The final evolution: instead of a single retrieval step, an agent loops through retrieve → evaluate → decide → retrieve-again until it has enough context.

from typing import Literal

class AgenticRAG:
    def __init__(self, retriever, llm, max_iterations: int = 5):
        self.retriever = retriever
        self.llm = llm
        self.max_iterations = max_iterations

    def query(self, question: str) -> str:
        context = []
        thoughts = []

        for iteration in range(self.max_iterations):
            # Agent decides: do I have enough context?
            decision = self._evaluate_context(question, context)

            if decision.action == "answer":
                return self._generate_answer(question, context, thoughts)

            elif decision.action == "retrieve":
                # Agent formulates a NEW search query
                results = self.retriever.retrieve(decision.search_query)
                context.extend(results)
                thoughts.append(f"Iteration {iteration}: searched for '{decision.search_query}'")

            elif decision.action == "reflect":
                # Agent realizes it needs to rethink the approach
                thoughts.append(f"Iteration {iteration}: reflecting on approach")
                context = self._restructure_context(context)

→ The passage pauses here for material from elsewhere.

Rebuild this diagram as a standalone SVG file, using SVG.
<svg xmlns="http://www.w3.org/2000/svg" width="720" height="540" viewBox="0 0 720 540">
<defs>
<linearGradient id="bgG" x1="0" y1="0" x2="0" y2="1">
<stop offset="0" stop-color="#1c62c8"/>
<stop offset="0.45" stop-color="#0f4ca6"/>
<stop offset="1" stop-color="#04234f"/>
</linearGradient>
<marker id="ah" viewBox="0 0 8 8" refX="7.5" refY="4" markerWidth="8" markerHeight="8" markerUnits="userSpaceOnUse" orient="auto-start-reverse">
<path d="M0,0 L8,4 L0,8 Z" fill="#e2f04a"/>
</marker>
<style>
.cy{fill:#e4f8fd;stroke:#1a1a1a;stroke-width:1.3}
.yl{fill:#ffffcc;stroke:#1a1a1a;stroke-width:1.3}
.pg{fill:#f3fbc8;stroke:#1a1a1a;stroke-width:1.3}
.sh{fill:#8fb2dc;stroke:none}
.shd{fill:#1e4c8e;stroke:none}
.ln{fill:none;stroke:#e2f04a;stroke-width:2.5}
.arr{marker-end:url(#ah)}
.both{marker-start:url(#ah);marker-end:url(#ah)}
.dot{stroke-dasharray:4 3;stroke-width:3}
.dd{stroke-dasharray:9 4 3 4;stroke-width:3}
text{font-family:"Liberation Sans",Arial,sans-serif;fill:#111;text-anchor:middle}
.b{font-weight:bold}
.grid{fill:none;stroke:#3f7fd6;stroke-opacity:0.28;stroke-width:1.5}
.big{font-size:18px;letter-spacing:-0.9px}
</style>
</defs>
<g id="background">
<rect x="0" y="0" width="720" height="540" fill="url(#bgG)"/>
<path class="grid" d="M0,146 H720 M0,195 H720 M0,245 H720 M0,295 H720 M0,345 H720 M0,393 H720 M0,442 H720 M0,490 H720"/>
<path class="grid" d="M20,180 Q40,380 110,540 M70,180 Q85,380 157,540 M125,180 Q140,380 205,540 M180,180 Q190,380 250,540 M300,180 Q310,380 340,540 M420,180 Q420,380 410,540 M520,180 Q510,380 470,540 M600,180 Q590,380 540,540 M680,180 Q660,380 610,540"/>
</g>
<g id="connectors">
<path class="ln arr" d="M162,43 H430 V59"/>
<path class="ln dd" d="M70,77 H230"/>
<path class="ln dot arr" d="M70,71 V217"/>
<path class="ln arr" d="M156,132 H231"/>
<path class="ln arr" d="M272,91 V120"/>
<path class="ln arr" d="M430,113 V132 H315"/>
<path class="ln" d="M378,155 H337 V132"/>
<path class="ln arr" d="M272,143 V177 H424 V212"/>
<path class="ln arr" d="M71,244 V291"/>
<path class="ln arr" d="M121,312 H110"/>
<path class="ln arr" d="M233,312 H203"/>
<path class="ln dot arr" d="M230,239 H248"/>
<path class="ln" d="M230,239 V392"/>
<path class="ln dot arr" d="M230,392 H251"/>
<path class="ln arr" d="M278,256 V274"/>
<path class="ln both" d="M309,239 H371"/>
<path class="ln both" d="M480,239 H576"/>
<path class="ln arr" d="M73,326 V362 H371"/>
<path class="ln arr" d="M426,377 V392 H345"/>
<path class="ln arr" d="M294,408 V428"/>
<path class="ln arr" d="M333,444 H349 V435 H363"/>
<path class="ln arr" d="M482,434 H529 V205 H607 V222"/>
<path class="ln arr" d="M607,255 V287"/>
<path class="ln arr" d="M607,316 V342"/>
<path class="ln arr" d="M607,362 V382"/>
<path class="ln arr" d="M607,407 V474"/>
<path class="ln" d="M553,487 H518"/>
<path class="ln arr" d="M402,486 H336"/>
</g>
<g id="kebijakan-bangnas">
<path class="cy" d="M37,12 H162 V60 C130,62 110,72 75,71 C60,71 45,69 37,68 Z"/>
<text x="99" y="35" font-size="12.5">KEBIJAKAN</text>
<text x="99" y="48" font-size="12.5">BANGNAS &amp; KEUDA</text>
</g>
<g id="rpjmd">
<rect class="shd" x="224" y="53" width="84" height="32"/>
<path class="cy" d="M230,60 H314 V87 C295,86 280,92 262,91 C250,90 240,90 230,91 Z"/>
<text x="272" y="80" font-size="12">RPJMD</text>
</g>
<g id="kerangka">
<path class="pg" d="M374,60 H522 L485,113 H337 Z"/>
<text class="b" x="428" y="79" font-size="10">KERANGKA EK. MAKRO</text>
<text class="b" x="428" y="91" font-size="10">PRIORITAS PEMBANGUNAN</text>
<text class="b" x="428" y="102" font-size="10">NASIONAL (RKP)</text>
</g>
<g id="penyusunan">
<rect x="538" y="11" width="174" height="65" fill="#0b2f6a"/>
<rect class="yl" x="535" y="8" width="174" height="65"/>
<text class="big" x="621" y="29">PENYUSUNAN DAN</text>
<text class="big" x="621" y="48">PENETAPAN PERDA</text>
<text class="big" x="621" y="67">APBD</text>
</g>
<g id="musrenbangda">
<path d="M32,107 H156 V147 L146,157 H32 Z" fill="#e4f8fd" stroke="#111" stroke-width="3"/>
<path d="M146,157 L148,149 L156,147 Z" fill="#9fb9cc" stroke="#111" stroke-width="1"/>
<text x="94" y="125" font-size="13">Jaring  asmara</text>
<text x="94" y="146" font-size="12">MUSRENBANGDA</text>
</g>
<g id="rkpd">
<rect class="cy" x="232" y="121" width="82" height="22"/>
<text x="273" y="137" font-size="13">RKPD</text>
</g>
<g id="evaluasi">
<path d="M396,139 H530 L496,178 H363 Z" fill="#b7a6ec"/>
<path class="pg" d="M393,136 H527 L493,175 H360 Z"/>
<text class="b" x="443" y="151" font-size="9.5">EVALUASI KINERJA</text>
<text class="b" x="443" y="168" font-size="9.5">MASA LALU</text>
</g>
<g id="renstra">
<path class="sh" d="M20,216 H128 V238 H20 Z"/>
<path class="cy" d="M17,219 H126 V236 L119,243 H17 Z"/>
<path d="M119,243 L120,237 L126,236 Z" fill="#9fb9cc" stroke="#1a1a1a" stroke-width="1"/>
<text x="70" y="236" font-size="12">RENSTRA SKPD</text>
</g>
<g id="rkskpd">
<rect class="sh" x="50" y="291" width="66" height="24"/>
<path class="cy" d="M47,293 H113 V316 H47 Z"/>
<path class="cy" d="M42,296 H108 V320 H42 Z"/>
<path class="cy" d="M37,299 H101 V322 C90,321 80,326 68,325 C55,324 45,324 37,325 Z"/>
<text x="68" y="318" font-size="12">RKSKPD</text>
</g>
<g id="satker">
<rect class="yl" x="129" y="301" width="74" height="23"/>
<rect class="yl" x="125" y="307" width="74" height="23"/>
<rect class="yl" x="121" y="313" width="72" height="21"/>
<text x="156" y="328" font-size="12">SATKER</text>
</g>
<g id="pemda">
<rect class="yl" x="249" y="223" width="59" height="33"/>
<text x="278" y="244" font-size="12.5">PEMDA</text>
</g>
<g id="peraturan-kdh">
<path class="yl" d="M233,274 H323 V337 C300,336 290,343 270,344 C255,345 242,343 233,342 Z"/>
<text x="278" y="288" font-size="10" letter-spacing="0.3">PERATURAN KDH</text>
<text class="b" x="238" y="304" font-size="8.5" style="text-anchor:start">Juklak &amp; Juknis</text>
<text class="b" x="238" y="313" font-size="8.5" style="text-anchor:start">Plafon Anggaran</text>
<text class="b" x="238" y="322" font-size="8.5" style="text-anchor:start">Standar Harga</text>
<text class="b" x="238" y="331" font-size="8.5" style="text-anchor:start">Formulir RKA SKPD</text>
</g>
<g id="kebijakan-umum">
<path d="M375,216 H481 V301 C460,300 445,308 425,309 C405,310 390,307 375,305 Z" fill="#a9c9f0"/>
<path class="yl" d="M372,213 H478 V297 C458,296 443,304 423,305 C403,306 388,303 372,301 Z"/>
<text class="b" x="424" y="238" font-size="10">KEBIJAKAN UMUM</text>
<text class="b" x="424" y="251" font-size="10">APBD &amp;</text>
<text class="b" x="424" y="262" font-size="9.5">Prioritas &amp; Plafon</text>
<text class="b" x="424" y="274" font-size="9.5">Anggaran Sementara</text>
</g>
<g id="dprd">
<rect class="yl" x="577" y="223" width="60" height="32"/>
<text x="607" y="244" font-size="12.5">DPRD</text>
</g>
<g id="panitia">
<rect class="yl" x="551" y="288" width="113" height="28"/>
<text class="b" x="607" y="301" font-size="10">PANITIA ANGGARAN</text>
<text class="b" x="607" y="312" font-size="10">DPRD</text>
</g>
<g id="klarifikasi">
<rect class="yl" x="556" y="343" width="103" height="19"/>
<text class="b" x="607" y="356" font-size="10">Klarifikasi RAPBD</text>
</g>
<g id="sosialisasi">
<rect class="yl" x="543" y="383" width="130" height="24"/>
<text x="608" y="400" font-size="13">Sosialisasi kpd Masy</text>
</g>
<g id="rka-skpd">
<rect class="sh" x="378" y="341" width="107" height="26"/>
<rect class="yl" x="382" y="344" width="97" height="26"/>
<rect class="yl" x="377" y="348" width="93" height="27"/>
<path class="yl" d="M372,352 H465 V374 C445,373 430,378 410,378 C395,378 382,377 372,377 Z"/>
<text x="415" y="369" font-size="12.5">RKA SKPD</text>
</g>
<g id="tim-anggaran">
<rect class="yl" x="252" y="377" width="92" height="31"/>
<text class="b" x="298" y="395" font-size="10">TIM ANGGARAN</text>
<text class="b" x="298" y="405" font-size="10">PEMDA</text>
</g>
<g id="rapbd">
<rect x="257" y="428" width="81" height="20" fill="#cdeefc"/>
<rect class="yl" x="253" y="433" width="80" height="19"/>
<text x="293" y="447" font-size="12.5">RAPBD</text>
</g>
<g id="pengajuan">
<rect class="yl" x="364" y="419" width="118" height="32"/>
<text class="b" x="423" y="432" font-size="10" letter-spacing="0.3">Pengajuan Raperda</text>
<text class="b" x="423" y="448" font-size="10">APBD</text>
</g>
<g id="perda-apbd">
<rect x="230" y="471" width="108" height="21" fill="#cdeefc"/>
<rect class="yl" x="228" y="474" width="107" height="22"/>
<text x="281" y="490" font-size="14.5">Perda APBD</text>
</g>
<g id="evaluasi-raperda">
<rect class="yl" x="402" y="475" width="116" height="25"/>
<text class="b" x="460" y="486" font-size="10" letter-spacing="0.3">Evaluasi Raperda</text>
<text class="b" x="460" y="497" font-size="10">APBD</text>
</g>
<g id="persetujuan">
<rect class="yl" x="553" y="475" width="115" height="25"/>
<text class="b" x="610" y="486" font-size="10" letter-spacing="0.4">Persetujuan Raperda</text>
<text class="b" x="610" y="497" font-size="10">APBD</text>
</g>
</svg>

        # Ran out of iterations — answer with what we have
        return self._generate_answer(question, context, thoughts, partial=True)

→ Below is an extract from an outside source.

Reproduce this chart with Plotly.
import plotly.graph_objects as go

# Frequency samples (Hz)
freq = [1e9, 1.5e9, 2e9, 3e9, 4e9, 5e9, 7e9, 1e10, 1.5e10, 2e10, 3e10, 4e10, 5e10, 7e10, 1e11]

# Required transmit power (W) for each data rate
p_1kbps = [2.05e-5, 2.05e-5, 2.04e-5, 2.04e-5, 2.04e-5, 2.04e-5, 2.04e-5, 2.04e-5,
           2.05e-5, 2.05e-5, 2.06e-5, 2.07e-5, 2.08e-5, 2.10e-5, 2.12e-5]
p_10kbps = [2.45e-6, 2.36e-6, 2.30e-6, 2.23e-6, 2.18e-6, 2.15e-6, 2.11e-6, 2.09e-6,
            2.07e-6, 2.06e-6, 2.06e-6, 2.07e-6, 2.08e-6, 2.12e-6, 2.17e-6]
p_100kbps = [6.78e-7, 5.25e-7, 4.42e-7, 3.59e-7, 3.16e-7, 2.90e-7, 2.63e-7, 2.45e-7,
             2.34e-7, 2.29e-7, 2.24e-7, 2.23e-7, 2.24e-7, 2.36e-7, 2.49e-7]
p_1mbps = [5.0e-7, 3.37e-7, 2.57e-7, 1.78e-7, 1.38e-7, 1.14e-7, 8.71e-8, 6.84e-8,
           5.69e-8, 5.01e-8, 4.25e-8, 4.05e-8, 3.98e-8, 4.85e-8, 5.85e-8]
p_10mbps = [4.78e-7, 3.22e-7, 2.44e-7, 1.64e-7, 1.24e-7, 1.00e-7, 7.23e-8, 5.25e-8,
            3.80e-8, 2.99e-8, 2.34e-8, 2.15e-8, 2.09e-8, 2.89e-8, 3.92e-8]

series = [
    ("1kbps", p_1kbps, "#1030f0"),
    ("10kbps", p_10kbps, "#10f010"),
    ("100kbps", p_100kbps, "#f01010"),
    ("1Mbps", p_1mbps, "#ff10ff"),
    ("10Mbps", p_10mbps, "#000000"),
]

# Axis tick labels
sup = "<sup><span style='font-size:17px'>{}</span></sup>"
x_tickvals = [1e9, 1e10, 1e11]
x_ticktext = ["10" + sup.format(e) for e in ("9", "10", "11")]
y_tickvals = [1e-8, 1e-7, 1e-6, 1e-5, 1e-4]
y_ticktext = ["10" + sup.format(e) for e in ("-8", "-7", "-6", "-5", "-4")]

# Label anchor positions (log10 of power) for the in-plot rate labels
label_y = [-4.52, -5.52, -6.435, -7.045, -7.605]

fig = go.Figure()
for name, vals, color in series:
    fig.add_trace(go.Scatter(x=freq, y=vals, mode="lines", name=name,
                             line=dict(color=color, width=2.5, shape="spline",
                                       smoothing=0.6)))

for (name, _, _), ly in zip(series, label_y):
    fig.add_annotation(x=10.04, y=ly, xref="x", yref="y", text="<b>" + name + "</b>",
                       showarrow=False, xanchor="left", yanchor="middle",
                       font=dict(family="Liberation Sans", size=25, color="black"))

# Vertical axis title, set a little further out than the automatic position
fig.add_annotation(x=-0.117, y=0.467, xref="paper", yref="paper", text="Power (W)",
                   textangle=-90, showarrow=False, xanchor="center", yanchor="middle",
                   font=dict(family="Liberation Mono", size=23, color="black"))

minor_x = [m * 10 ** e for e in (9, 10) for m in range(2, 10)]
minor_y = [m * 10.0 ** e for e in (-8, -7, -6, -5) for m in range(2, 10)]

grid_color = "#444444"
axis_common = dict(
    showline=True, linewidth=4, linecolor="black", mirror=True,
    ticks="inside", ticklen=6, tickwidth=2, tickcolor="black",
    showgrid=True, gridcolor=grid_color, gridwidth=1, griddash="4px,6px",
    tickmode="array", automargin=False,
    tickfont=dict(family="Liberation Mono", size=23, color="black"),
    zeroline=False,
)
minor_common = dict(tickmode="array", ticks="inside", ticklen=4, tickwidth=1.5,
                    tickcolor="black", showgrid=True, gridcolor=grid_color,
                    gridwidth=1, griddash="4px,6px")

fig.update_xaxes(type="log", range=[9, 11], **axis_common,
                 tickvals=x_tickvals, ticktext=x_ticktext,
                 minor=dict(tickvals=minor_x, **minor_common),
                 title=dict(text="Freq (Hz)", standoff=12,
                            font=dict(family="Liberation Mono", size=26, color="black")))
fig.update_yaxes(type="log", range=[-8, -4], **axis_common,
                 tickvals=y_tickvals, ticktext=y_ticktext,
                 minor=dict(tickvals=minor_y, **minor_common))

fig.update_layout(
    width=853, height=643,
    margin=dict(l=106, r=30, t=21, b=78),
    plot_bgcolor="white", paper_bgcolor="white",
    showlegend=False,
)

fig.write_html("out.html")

    def _evaluate_context(self, question: str, context: list) -> dict:
        """LLM evaluates whether current context is sufficient."""
        response = self.llm.chat([
            {"role": "system", "content": """
                Evaluate if the gathered context answers the question.
                Respond with JSON: {"action": "answer|retrieve|reflect",
                "search_query": "...", "confidence": 0.0-1.0,
                "reasoning": "..."}
            """},
            {"role": "user", "content": f"Question: {question}\nContext: {context}"}
        ])
        return json.loads(response)

The agent loop is the difference between "I found 3 chunks" and "I searched, realized I needed error handling code, searched again for the exception handler, found it, and now I can answer."

Step 7: Evaluation with RAGAS

You can't improve what you can't measure. RAGAS provides metrics for RAG system quality.

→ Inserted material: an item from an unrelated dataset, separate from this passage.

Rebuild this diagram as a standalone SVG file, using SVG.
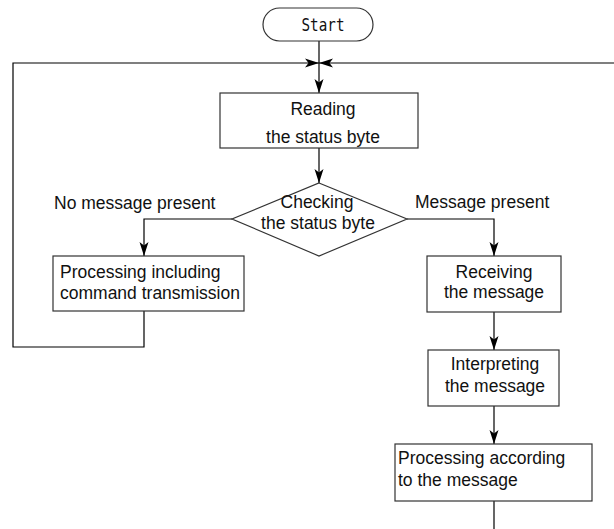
<svg xmlns="http://www.w3.org/2000/svg" width="614" height="529" viewBox="0 0 614 529">
<style>
  .box{fill:#fff;stroke:#333;stroke-width:1.2}
  .ln{fill:none;stroke:#000;stroke-width:1.2}
  .t{font-family:"Liberation Sans",Arial,sans-serif;font-size:17.5px;fill:#111}
  .c{text-anchor:middle}
  .m{font-family:"DejaVu Sans Mono","Liberation Mono",monospace;font-size:17px;fill:#111}
</style>
<defs>
  <marker id="ah" viewBox="-15 -6 16 12" refX="0" refY="0" markerWidth="16" markerHeight="12" markerUnits="userSpaceOnUse" orient="auto">
    <path d="M0,0 L-14,-4.5 L-10.5,0 L-14,4.5 Z" fill="#000"/>
  </marker>
</defs>
<rect width="614" height="529" fill="#fff"/>
<g id="connectors">
  <path class="ln" d="M319,41 V93" marker-end="url(#ah)"/>
  <path class="ln" d="M144,311 V347 H13 V63 H319" marker-end="url(#ah)"/>
  <path class="ln" d="M614,63 H319" marker-end="url(#ah)"/>
  <path class="ln" d="M319,148 V183" marker-end="url(#ah)"/>
  <path class="ln" d="M232,219 H144 V256" marker-end="url(#ah)"/>
  <path class="ln" d="M407,219 H494 V256" marker-end="url(#ah)"/>
  <path class="ln" d="M494,312 V350" marker-end="url(#ah)"/>
  <path class="ln" d="M494,406 V444" marker-end="url(#ah)"/>
  <path class="ln" d="M494,501 V529"/>
</g>
<g id="start">
  <rect class="box" x="263" y="8" width="110" height="33" rx="16.5"/>
  <text class="m c" x="323" y="31" textLength="43" lengthAdjust="spacingAndGlyphs">Start</text>
</g>
<g id="reading">
  <rect class="box" x="220" y="93" width="198" height="55"/>
  <text class="t c" x="323" y="115">Reading</text>
  <text class="t c" x="323" y="143">the status byte</text>
</g>
<g id="checking">
  <polygon class="box" points="319,183 407,219 319,256 232,219"/>
  <text class="t c" x="317" y="208">Checking</text>
  <text class="t c" x="318" y="229">the status byte</text>
</g>
<g id="label-no">
  <text class="t" x="54" y="209">No message present</text>
</g>
<g id="label-yes">
  <text class="t" x="415" y="208">Message present</text>
</g>
<g id="processing-cmd">
  <rect class="box" x="53" y="256" width="191" height="55"/>
  <text class="t" x="60" y="278">Processing including</text>
  <text class="t" x="60" y="299">command transmission</text>
</g>
<g id="receiving">
  <rect class="box" x="427" y="256" width="134" height="56"/>
  <text class="t c" x="494" y="278">Receiving</text>
  <text class="t c" x="494" y="298">the message</text>
</g>
<g id="interpreting">
  <rect class="box" x="428" y="350" width="131" height="56"/>
  <text class="t c" x="495" y="370">Interpreting</text>
  <text class="t c" x="495" y="392">the message</text>
</g>
<g id="processing-msg">
  <rect class="box" x="395" y="444" width="197" height="57"/>
  <text class="t" x="398" y="464">Processing according</text>
  <text class="t" x="398" y="486">to the message</text>
</g>
</svg>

from ragas import evaluate
from ragas.metrics import (
    faithfulness,      # Does the answer stick to retrieved context?
    answer_relevance,  # Does the answer actually address the question?
    context_precision, # Are the retrieved chunks relevant?
    context_recall     # Did we retrieve all the necessary context?
)

# Test dataset
test_data = [
    {
        "question": "How does the middleware handle expired tokens?",
        "answer": "The middleware checks token expiry...",
        "contexts": ["The AuthMiddleware class...", "Token refresh logic..."],
        "ground_truth": "It calls refresh_token() and retries..."
    },
    # ... more test cases
]

results = evaluate(
    dataset=test_data,
    metrics=[faithfulness, answer_relevance, context_precision, context_recall]
)

print(results)
# faithfulness: 0.89  answer_relevance: 0.92
# context_precision: 0.85  context_recall: 0.78

Putting It All Together

A production Agentic RAG pipeline combines all seven steps:

  1. Self-query planning — LLM analyzes the question
  2. Hybrid retrieval — BM25 + dense vectors
  3. Graph expansion — Traverse knowledge graph for related nodes
  4. Cross-encoder reranking — Precise relevance scoring
  5. Agentic evaluation loop — Retrieve more if needed
  6. Generation — Answer with grounded context
  7. RAGAS evaluation — Measure and improve

The jump from naive RAG to agentic Graph-RAG isn't just incremental — it's the difference between a system that finds similar text and one that understands your codebase. Start with hybrid search + reranking (Steps 1-3), add self-query retrieval (Step 4), then graduate to graph and agentic patterns as your use case demands.

Happy building. The future of code assistants isn't just smarter models — it's smarter retrieval.